INSTRUCTIONS TO FOLLOW — Only a number is wanted: how many lines in the records below contain "this"?

### RAW DATA

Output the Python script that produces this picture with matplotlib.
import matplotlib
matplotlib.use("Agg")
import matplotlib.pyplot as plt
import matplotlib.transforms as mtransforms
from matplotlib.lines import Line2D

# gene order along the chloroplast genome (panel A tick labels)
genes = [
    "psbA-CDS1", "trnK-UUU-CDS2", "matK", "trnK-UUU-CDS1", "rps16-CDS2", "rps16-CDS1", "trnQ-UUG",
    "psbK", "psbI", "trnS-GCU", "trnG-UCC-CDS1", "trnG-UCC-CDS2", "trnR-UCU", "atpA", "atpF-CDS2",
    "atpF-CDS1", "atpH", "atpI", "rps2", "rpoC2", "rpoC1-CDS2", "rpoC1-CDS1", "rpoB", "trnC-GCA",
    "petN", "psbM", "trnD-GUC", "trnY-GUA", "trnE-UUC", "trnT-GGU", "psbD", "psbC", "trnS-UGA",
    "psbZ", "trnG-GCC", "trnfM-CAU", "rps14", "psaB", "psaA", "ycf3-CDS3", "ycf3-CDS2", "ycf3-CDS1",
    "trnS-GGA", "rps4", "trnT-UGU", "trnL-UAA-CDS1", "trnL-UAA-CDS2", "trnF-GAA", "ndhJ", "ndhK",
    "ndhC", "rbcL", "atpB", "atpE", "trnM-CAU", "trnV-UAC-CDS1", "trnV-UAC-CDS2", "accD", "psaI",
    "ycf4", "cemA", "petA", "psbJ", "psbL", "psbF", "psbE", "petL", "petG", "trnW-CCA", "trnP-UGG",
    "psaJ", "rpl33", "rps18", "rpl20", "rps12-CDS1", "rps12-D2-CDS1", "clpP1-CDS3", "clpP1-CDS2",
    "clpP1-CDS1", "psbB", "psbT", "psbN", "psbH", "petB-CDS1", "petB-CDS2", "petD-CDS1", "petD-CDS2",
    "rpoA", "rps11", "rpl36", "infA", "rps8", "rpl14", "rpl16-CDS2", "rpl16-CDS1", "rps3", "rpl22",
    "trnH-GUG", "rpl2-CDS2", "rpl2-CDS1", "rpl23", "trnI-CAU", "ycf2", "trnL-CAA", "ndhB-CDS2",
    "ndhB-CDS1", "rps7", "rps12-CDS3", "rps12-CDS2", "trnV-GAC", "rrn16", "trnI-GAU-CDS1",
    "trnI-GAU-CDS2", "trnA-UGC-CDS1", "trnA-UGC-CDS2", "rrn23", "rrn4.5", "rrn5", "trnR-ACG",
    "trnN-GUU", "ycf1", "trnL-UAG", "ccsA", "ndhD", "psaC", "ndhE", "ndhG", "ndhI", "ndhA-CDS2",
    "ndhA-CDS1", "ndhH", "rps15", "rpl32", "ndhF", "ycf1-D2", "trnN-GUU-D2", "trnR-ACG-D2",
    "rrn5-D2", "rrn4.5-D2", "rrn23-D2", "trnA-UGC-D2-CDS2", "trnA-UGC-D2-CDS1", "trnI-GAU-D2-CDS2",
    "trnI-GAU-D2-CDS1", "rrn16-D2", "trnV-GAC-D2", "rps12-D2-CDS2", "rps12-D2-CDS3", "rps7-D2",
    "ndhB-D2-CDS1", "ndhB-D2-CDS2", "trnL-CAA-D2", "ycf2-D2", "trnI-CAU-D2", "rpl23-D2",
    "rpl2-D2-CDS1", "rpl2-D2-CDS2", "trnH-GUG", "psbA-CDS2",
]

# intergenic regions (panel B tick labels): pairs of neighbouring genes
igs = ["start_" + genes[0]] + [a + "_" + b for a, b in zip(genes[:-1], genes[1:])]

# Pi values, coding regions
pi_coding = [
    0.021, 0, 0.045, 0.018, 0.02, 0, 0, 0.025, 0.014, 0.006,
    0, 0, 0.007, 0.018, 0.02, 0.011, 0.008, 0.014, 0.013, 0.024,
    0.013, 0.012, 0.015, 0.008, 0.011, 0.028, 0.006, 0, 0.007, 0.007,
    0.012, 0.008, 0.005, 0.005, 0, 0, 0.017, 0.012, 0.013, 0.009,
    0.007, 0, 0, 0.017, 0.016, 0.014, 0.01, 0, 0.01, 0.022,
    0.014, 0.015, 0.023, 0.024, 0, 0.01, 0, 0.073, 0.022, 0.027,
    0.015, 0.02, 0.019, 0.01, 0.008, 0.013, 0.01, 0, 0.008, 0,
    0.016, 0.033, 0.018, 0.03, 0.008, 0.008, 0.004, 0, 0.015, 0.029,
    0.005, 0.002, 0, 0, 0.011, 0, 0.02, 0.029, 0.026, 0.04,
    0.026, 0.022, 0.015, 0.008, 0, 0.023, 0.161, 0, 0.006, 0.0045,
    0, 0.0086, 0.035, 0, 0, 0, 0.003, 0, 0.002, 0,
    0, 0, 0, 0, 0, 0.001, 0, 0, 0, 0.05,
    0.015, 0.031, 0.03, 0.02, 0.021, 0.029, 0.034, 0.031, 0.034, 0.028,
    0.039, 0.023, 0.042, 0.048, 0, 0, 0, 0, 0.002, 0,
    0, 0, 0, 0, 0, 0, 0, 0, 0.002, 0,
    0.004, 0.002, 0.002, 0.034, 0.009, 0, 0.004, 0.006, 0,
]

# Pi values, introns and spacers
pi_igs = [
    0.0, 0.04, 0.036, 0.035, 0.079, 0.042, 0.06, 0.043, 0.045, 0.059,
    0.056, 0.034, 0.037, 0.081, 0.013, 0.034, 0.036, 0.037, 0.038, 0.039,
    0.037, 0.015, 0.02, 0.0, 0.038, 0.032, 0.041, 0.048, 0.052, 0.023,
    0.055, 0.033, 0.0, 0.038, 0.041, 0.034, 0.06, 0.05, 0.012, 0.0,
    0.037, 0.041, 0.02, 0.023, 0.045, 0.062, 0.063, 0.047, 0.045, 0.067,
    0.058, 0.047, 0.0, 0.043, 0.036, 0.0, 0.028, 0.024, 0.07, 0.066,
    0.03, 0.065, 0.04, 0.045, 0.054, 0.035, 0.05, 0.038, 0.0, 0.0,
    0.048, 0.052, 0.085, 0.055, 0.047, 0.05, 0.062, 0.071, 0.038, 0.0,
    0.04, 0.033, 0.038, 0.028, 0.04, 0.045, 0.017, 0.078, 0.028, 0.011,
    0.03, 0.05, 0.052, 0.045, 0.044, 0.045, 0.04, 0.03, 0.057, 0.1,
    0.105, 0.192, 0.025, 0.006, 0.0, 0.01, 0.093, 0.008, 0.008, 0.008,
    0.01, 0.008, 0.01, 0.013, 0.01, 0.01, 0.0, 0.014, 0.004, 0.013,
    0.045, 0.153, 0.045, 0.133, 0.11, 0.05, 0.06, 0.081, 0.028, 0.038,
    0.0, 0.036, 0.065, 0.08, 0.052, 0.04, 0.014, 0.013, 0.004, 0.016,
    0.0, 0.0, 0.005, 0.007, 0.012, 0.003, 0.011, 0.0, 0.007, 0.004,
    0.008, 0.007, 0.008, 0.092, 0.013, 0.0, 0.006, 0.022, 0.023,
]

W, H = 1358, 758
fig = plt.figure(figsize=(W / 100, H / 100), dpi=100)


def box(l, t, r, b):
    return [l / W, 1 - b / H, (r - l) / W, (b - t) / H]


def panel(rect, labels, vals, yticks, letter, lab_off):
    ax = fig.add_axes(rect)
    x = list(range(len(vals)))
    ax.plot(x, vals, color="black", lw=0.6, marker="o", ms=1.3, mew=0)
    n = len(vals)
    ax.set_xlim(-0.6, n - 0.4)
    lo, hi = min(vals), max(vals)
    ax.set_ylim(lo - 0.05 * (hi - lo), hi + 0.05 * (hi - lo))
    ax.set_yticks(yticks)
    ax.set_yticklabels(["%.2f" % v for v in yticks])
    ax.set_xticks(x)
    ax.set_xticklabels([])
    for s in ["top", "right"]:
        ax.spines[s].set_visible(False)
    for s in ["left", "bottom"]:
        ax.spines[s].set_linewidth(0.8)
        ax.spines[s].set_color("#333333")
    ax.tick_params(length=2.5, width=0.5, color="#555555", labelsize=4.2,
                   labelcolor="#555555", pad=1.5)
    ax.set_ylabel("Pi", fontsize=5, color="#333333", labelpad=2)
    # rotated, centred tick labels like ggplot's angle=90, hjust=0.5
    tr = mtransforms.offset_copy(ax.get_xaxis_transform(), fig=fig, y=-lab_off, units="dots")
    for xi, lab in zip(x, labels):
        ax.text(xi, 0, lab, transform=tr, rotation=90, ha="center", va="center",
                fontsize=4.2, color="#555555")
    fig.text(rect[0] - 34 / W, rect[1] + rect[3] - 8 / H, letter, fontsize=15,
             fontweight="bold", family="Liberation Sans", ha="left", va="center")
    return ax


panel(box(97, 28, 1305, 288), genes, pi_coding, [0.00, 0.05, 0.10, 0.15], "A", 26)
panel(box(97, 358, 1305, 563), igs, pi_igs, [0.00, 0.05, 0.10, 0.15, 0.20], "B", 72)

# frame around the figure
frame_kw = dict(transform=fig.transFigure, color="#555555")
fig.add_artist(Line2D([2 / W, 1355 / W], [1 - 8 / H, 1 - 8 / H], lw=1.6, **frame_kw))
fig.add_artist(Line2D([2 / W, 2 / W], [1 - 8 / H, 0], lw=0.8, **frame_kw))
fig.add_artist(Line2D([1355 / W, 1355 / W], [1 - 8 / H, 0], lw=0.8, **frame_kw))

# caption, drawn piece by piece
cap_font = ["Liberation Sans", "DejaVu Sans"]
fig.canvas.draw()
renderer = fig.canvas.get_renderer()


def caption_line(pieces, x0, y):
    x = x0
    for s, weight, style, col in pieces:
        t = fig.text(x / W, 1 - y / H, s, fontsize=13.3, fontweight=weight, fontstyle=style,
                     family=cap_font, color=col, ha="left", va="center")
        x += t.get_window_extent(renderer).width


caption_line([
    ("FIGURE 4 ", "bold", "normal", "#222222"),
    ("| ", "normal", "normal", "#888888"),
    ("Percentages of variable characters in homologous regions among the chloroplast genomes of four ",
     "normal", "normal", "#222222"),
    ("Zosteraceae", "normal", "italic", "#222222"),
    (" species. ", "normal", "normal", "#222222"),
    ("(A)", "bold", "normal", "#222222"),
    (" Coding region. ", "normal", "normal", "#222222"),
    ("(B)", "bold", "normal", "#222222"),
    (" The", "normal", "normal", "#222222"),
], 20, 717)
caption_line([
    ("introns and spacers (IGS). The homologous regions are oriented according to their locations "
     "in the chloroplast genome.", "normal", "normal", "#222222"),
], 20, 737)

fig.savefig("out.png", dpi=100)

######
### RAW DATA

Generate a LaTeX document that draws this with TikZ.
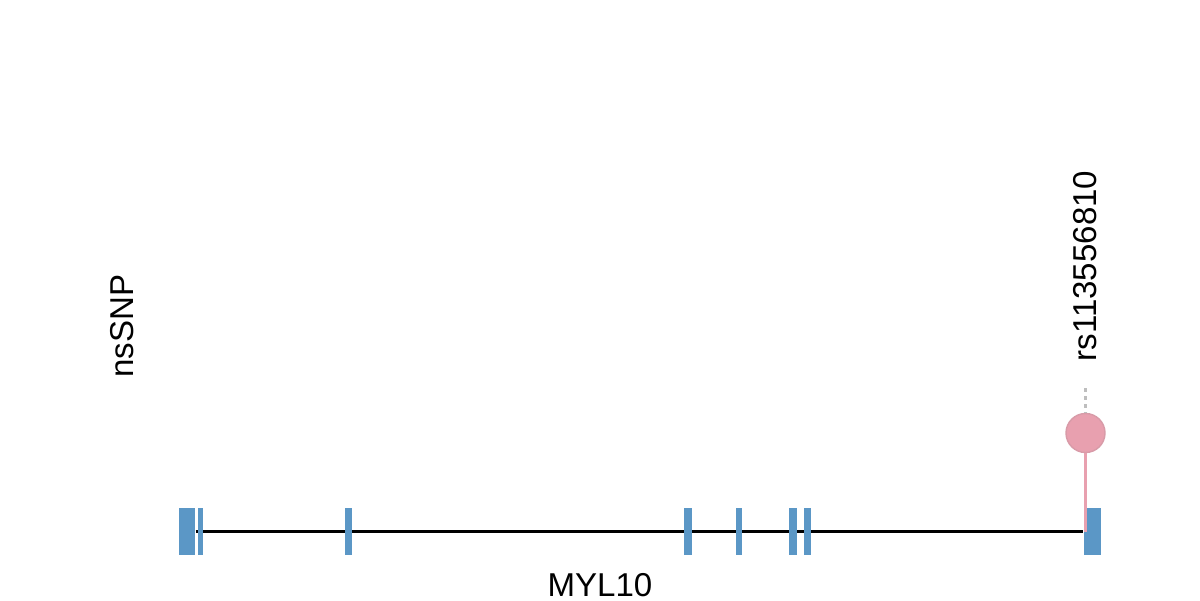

######

FINISHED ANSWER — 2